Maybe we're not thinking big enough.
What would bring this about ; make it more than acceptable to the masses -
Policymakers learn a new and alarming catchphrase
by Gillian Tett, FT.com
...A few weeks ago, Carmen Reinhart ... produced a joint paper for the International Monetary Fund on the topic of "financial repression" in the West. And while this phrase is not yet mainstream news, it is starting to generate a buzz among the policy elite...
The issue ... revolves around the question of where investors "choose" to put their money. During the past three decades, western savers have generally assumed they could put their money wherever they wanted, since financial markets were organized according to the mantra of globalization and free market capitalism... But as Ms Reinhart and Belen Sbrancia, her colleague, point out, this freedom was unusual..., from the 1940s to the 1980s, western governments operated capital controls and interest rate caps that restricted financial flows, limiting investor choice. ...
Ms Reinhart and Ms Sbrancia argue that these controls also had a crucial fiscal impact. After the second world war, the debt of the advanced economies spiraled to about 90 per cent of gross domestic product ... which meant western governments desperately needed to find investors to buy the bonds.
One consequence of the controls was they created a captive domestic audience for those bonds. Better still, because these bonds paid a yield lower than inflation, ... they effectively paid a hidden subsidy to the government, enabling them to reduce the debt.
Ms Reinhart and Ms Sbrancia argue the world has forgotten that the widespread system of financial repression "played an instrumental role in reducing or 'liquidating' the massive stocks of debt accumulated during World War II". ...
[S]ome free-market economists ... argue "repression" crimps private sector investments, thus undermining growth.
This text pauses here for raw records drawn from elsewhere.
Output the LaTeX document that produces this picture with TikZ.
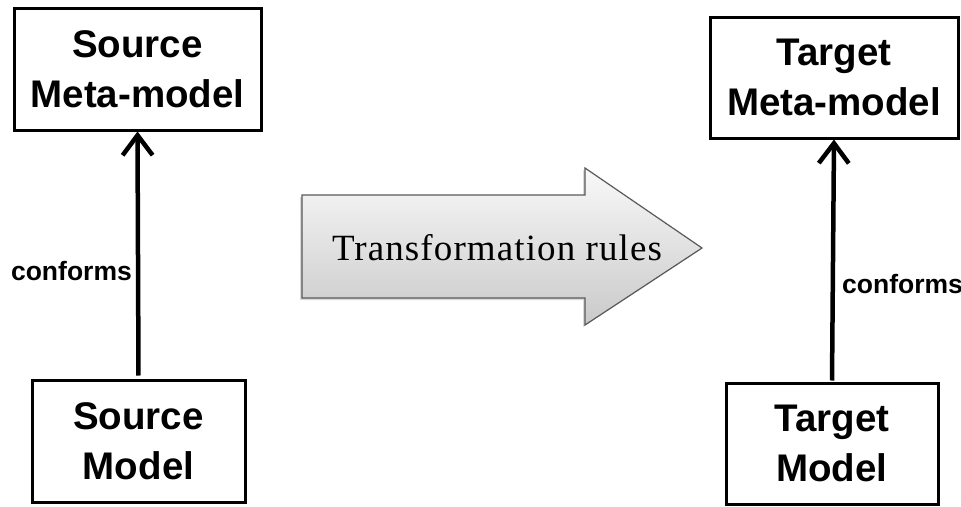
\documentclass[tikz,border=0pt]{standalone}
\usepackage{fontspec}
\setmainfont{Liberation Serif}
\setsansfont{Liberation Sans}
\usetikzlibrary{arrows.meta,shadows}

\begin{document}
\begin{tikzpicture}[x=1pt, y=-1pt, >={Straight Barb[length=20pt,width=30pt]},
		modelbox/.style={draw, line width=3pt, align=center, inner sep=0pt,
			font=\sffamily\bfseries\fontsize{38.5}{50}\selectfont},
		conftext/.style={inner sep=0pt, font=\sffamily\bfseries\fontsize{26.5}{30}\selectfont},
		conflink/.style={->, line width=4.5pt}]
		\useasboundingbox (0,0) rectangle (961,506);
		% meta-models and models
		\node[modelbox, minimum width=247pt, minimum height=122pt] (srcmeta) at (137.5,69) {Source\\Meta-model};
		\node[modelbox, minimum width=248pt, minimum height=121pt] (tgtmeta) at (834,77.5) {Target\\Meta-model};
		\node[modelbox, minimum width=213pt, minimum height=122pt] (srcmodel) at (138.5,441) {Source\\Model};
		\node[modelbox, minimum width=212pt, minimum height=121pt] (tgtmodel) at (832,443.5) {Target\\Model};
		\draw[conflink, shorten <=3pt] (srcmodel.north) -- (srcmeta.south);
		\draw[conflink, shorten <=1pt] (tgtmodel.north) -- (tgtmeta.south);
		\node[conftext, anchor=base east] (srcconf) at (132,280) {conforms};
		\node[conftext, anchor=base west] (tgtconf) at (842,293) {conforms};
		% transformation arrow
		\path[draw=gray!70!black, line width=1.2pt, top color=gray!5, bottom color=gray!42,
			drop shadow={shadow xshift=-2pt, shadow yshift=-2pt, opacity=0.3}]
			(302,195) -- (585,195) -- (585,168) -- (702,248) -- (585,325) -- (585,298) -- (302,298) -- cycle;
		\node[anchor=base, font=\fontsize{37}{40}\selectfont\addfontfeature{LetterSpace=3}] (rules) at (497,260) {Transformation rules};
	\end{tikzpicture}
\end{document}
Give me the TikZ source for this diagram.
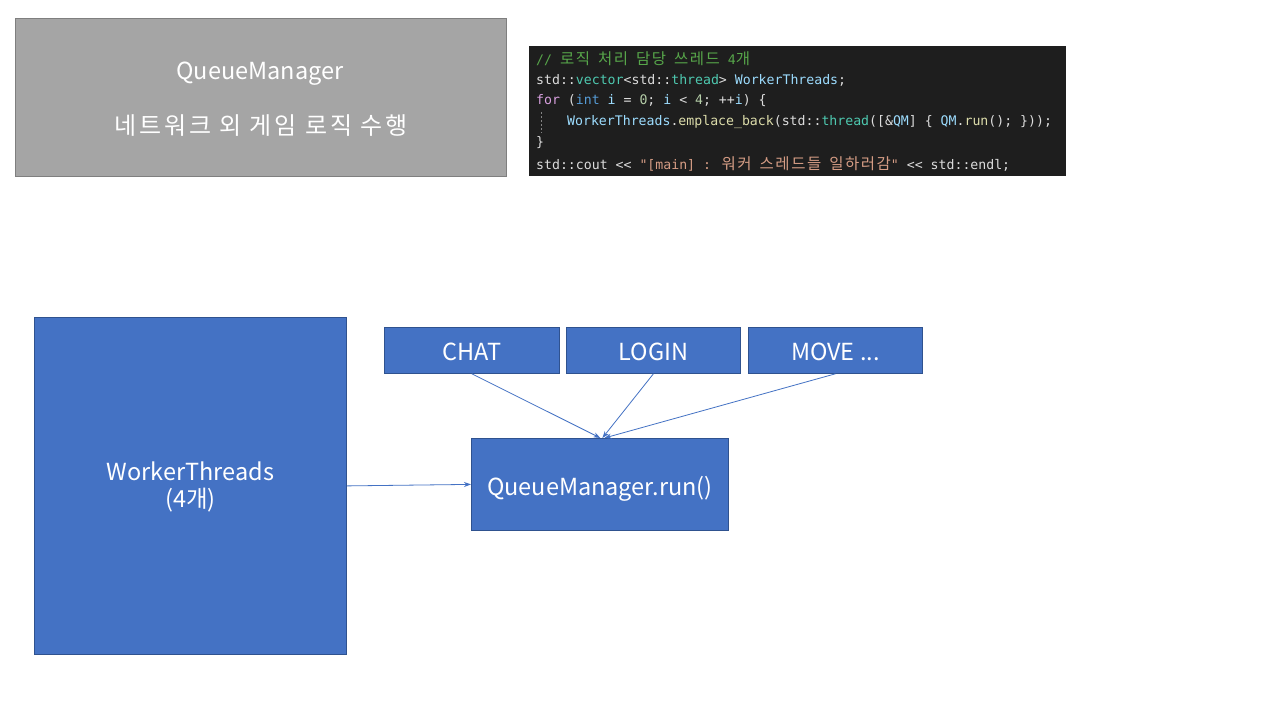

But postwar politicians clearly decided this was a price worth paying to cut debt and avoid outright default or draconian spending cuts. And the longer the gridlock over fiscal reform rumbles on, the greater the chance that "repression" comes to be seen as the least of all evils...
http://investor.news...d?GUID=18404380
The book "Macrowikinomics" is an interesting read along these lines.
If the Arab Spring is real, and illustrates the strength of self-organizing -- more democratic wiki/social network type systems --then a key big picture impact from the internet revolution is obvious.
According to logic outlined by Macrowikinomics, using the power of social networks, the masses could somehow learn how to exert more control over the greed and rapaciousness of Wall Street, the complicity of government leaders, and the flecklessness/self centeredness of obscure actors in important command and control points and structures of society, and the ability of a small group of actors to capture almost all of the wealth created by the vast network impacts of new technologies.
One the other hand, Geithner just exempted huge parts of the swap and forward markets from transparency, at the behest of Wall Street.
If the economy turns down and we have hard times, expect the masses to try to figure out how things got so screwed up and try to figure out how to better control these kinds of abuses in the future.
Carmen Reinhart, et al are doing everyone a great service with their work and insights. The term "financial repression' is apt. Just tell the millions of savers in this country who have sufferred under the Bernanke QE.
Opportunity knocks on your door every day-answer it.